Format converters for LAS, PLY, CSV, and XYZ (and the zarr-vectors CLI) live in the companion package zarr-vectors-tools.


Validation

from zarr_vectors.validate import validate

result = validate("scan.zarrvectors", level=5)
print(result.summary())
# Level 5 validation: PASS
#   42 passed, 0 warnings, 0 errors

Common pitfalls

bin_shape does not divide chunk_shape. The writer raises ValueError immediately. Check that chunk_shape[d] / bin_shape[d] is an integer for every axis.

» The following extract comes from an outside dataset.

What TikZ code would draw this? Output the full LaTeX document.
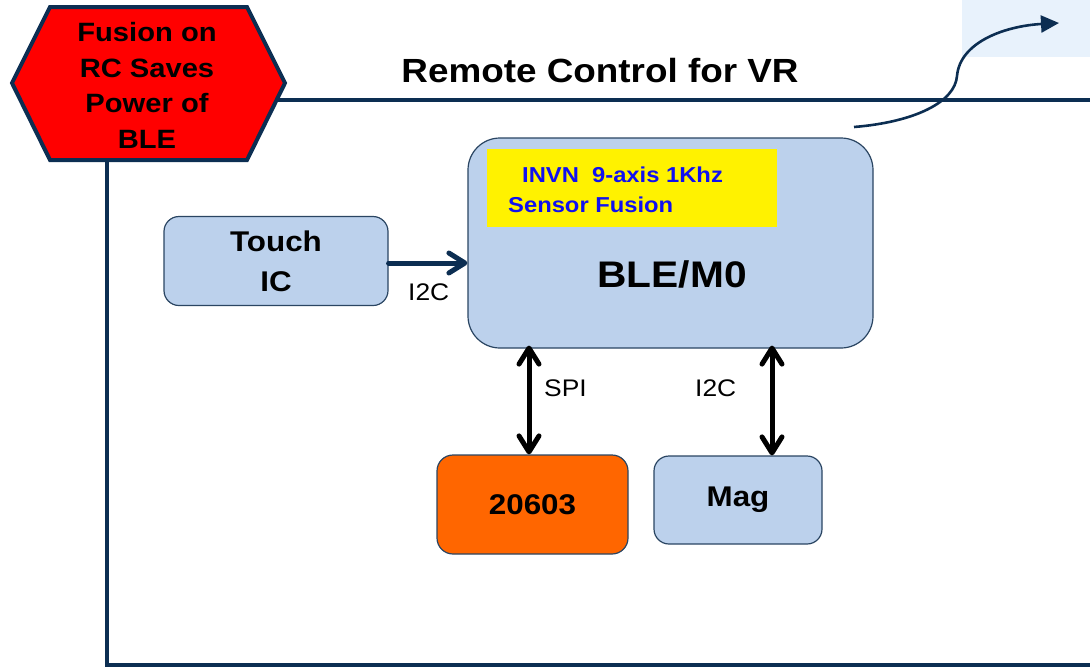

# This will raise ValueError:
write_points("bad.zarrvectors", positions,
             chunk_shape=(200., 200., 200.),
             bin_shape=(60., 60., 60.))   # 200/60 = 3.33... ✗

Writing float64 positions. ZVF stores positions as float32 by default. If your coordinates require float64 precision (sub-nanometre accuracy at kilometre scale), pass dtype=np.float64 to preserve precision:

write_points("precise.zarrvectors", positions_f64,
             chunk_shape=(200., 200., 200.),
             dtype=np.float64)

Be aware that float64 doubles storage size and reduces Blosc compression ratio.

Attribute array has wrong length. The write function checks that each attribute array has the same length as positions. If you have a mismatch, check whether your data pipeline dropped or duplicated rows.

Reading a large store without bbox. read_points without bbox loads all vertices into memory. For stores with > 50M vertices this may exhaust RAM. Use a bbox query or the lazy API (see Lazy loading).